Jesus was shot so many times that there was no chance of having an open-casket funeral. He was cremated instead. Her car was released to her in April, she said. She’s been fixing it up slowly. 

She read in the news that they found a machete in the back of it — one of the more specific details from the incident released by the two departments, though neither alleged that Jesus had wielded it. Danielle said they kept the machete around to chop wood for the bonfires they have in an old rusted barbecue that sits outside her home. She pointed to a piece of wood resting on the barbecue. “That’s probably one of the pieces that he chopped,” she said. She doesn’t know why the machete was in the car.

“It just happened to be there. But that had nothing to do with him brandishing it or nothing like that,” she said. “It wouldn’t have even been reachable from the front seat.” 

Danielle’s daughter now keeps a sticker of Jesus inside her phone case. It features a photo of Jesus in front of the black Caprice in which he made his final, unexplainable stand. Jesus loved that car, Danielle said. It was listed in her name, but they’d bought it together — all original from 1982, including the interior, except for the paint. 
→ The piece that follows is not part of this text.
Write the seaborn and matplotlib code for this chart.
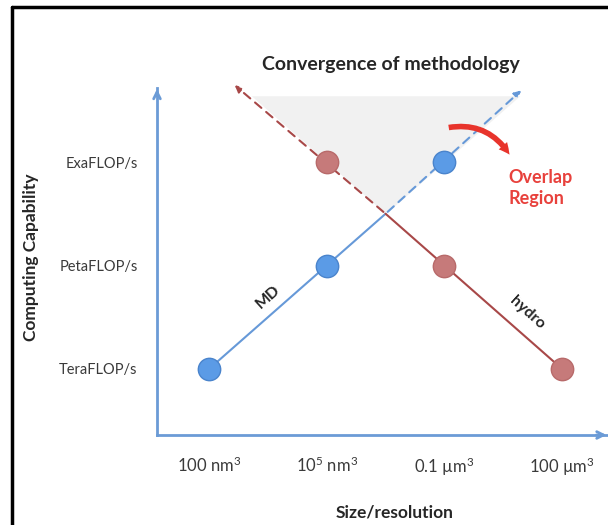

Around her neck, Danielle now wears a gold charm of the patron saint of hopeless causes. She confides her worries and troubles in St. Jude, to whom Jesus introduced her, she said. She wants justice for Jesus, but she doesn’t know what that looks like or if it’s even possible. He should have pulled over, of course. But he also didn’t need to die like that.

“They had so much time to get him while he was on the ground. They had so much time to get him while he was standing there, and they failed,” she said. “They failed to arrest him, and instead, they just shoot him like an animal.”